Aumenta nel 2015 il consumo di petrolio (+2%) ma i petrolieri temono la decarbonizzazione
Dal Preconsuntivo 2015 dell'Unione Petrolifera emerge un buon 2015 caratterizzato dal crollo del prezzo del petrolio ma i petrolieri temono gli impegni presi dall'Ue durante la COP21 di Parigi
07 January, 2016
Il crollo del prezzo del petrolio a circa 50 dollari/barile, dopo quattro anni costantemente sopra i 100 dollari, ha determinato un persistente eccesso di offerta grazie alla produzione di greggio proveniente dagli Stati Uniti che nel 2015 hanno sfiorato i 13 milioni b/g di petrolio, confermandosi così il primo produttore mondiale.
Il crollo dei prezzi è stato di stimolo per la domanda mondiale di petrolio che nel 2015 è stata in crescita del 1,9% rispetto al 2014 nonostante il rallentamento dell'economia mondiale. Infatti nei paesi dell'area Osce è prevista una crescita solo dell'1%.
L'Italia, complice il calo del prezzo del petrolio, ha aumentato la propria dipendenza dal greggio portando al 91% la propria dipendenza petrolifera dall'estero. Il primo paese fornitore risulta l'Arzebaijan e insieme alle altre ex repubbliche sovietiche forniscono all'Italia il 41% dell'import.
Il petrolio si conferma la prima fonte di energia in Italia coprendo il 36% del fabbisogno nazionale, seguito dal gas (33%) e dalle fonti rinnovabili (18%) in calo dopo dieci anni di crescita.
Di conseguenza i prezzi dei carburanti che risentono direttamente e indirettamente dalla quotazione petrolio benzina, diesel e gpl) sono risultati più bassi di 17-20 centesimi al litro rispetto all'anno precedente, con una componente fiscale mediamente cresciuta del 66% per la benzina e 62% per il gasolio, uno dei valori più alti nell'Ue.

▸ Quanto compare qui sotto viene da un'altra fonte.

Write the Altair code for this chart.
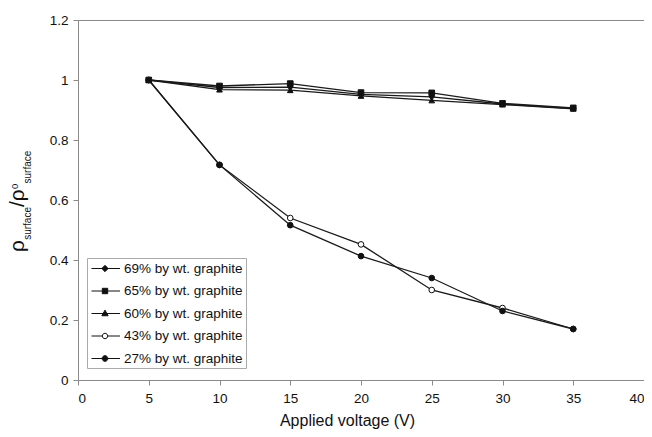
import altair as alt
import pandas as pd

voltage = [5, 10, 15, 20, 25, 30, 35]
series_names = [
    "69% by wt. graphite",
    "65% by wt. graphite",
    "60% by wt. graphite",
    "43% by wt. graphite",
    "27% by wt. graphite",
]
s69 = [1.0, 0.975, 0.976, 0.952, 0.944, 0.920, 0.905]
s65 = [1.0, 0.980, 0.988, 0.958, 0.957, 0.922, 0.907]
s60 = [1.0, 0.968, 0.966, 0.947, 0.932, 0.918, 0.904]
s43 = [1.0, 0.717, 0.540, 0.452, 0.300, 0.240, 0.170]
s27 = [1.0, 0.717, 0.516, 0.413, 0.340, 0.230, 0.170]

x_ticks = [0, 5, 10, 15, 20, 25, 30, 35, 40]
y_ticks = [0, 0.2, 0.4, 0.6, 0.8, 1.0, 1.2]

rows = []
for name, vals in zip(series_names, [s69, s65, s60, s43, s27]):
    for v, r in zip(voltage, vals):
        rows.append({"voltage": v, "value": r, "series": name})
df = pd.DataFrame(rows)

FONT = "Liberation Sans"
shapes = ["diamond", "square", "triangle-up", "circle", "circle"]
fills = ["#111", "#111", "#111", "#ffffff", "#111"]
strokes = ["#111"] * 5

# legend symbols: line with a marker (unit coords scaled by sqrt(size)/2 = 7.5 px)
def circ(cx, r):
    return (f"M{cx + r},0A{r},{r},0,1,1,{cx - r},0A{r},{r},0,1,1,{cx + r},0Z")

C = 1.0  # marker centre offset (units)
legend_paths = [
    f"M-0.8,0H3.0M{C},-0.42L{C + 0.42},0L{C},0.42L{C - 0.42},0Z",
    f"M-0.8,0H3.0M{C - 0.36},-0.36H{C + 0.36}V0.36H{C - 0.36}Z",
    f"M-0.8,0H3.0M{C},-0.45L{C + 0.42},0.3H{C - 0.42}Z",
    f"M-0.8,0H{C - 0.36}M{C + 0.36},0H3.0" + circ(C, 0.36),
    "M-0.8,0H3.0" + circ(C, 0.38),
]

xenc = alt.X("voltage:Q", scale=alt.Scale(domain=[0, 40], nice=False),
             axis=alt.Axis(values=x_ticks, title="Applied voltage (V)",
                           titleFontSize=16, titleFontWeight="normal",
                           titleX=269, titleY=45, titleBaseline="alphabetic",
                           labelPadding=6))
yenc = alt.Y("value:Q", scale=alt.Scale(domain=[0, 1.2], nice=False),
             axis=alt.Axis(values=y_ticks, format="~g", title=None, labelPadding=5))

base = alt.Chart(df)

lines = base.mark_line(color="#1a1a1a", strokeWidth=1.3).encode(
    x=xenc, y=yenc, detail="series:N"
)

points = base.mark_point(size=32, stroke="#111", strokeWidth=1, opacity=1, fillOpacity=1).encode(
    x=xenc, y=yenc,
    shape=alt.Shape("series:N", scale=alt.Scale(domain=series_names, range=shapes), legend=None),
    fill=alt.Fill("series:N", scale=alt.Scale(domain=series_names, range=fills), legend=None),
)

leg = alt.Legend(title=None, symbolSize=225, symbolStrokeWidth=1, labelOffset=18.5)
legend_layer = base.transform_filter("datum.value > 5").mark_point(
    size=225, strokeWidth=1, opacity=1, fillOpacity=1, strokeOpacity=1
).encode(
    x=xenc, y=yenc,
    shape=alt.Shape("series:N", scale=alt.Scale(domain=series_names, range=legend_paths),
                    legend=leg),
    fill=alt.Fill("series:N", scale=alt.Scale(domain=series_names, range=fills),
                  legend=leg),
    stroke=alt.Stroke("series:N", scale=alt.Scale(domain=series_names, range=strokes),
                      legend=leg),
)

# y-axis title with subscripts / superscript (rotated text pieces)
tdf = pd.DataFrame({"a": [0]})
def piece(text, size, bx, sy):
    return alt.Chart(tdf).mark_text(
        text=text, font=FONT, fontSize=size, angle=270, align="left",
        baseline="alphabetic", color="#111"
    ).encode(x=alt.value(bx), y=alt.value(sy))

title_pieces = [
    piece("ρ", 21, -54, 232),
    piece("surface", 10, -47.5, 219.8),
    piece("/ρ", 21, -54, 187),
    piece("0", 9.5, -60, 169),
    piece("surface", 10, -47.5, 163.5),
]

chart = alt.layer(lines, points, legend_layer, *title_pieces).resolve_scale(
    shape="independent", fill="independent", stroke="independent"
).properties(
    width=566, height=360,
    autosize=alt.AutoSizeParams(type="none"),
    padding={"left": 70, "top": 12, "right": 0, "bottom": 49},
).configure_view(
    stroke="#8a8a8a", strokeWidth=1
).configure_axis(
    grid=False, domainColor="#8a8a8a", tickColor="#8a8a8a", tickSize=5,
    labelFont=FONT, titleFont=FONT, labelFontSize=13.5, labelColor="#111",
    titleColor="#111",
).configure_legend(
    orient="none", legendX=9, legendY=238, strokeColor="#aaaaaa",
    fillColor="#ffffff", padding=2.5, labelFont=FONT, labelFontSize=13.5,
    labelColor="#111", rowPadding=7.5,
)

chart.save("out.html", embed_options={"renderer": "svg", "actions": False})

I dati sono forniti dall'Unione Petrolifera italiana e sono raccolti all'interno del Preconsuntivo 2015, nel quale i petrolieri italiani si mostrano molto preoccupati della competitività dell'intero settore in virtù degli impegni presi dai Paesi europei durante la Cop21 di Parigi. All'interno del documento si legge:
“Resta infatti irrisolto il tema della competitività e della sostenibilità dell'industria della raffinazione europea che presenta evidenti svantaggi competitivi rispetto ai paesi extra-Ue, come è stato certificato dalle recenti conclusioni del Fitness Check che ha stimato la perdita complessiva di competitività in circa 2 dollari/barile per il solo periodo 2000-2012, senza contare gli ulteriori investimenti che l'industria ha già sostenuto e dovrà sostenere per traguardare gli obiettivi ambientali al 2020 e 2030, confermati dalla posizione europea in occasione della COP21 di Parigi.
Appare ancora scarsa la consapevolezza del ruolo strategico della raffinazione che in realtà si conferma essenziale per accompagnare una transizione sostenibile verso un'economia low-carbon: carburanti e combustibili più ecocompatibili ed efficienti sicuramente ancora indispensabili nel trasporto merci e persone nei prossimi decenni.
La vera sfida è quella di contrastare i cambiamenti climatici e l'innalzamento delle temperature entro i 2° C con misure che siano quanto più neutrali dal punto di vista tecnologico e fiscale”.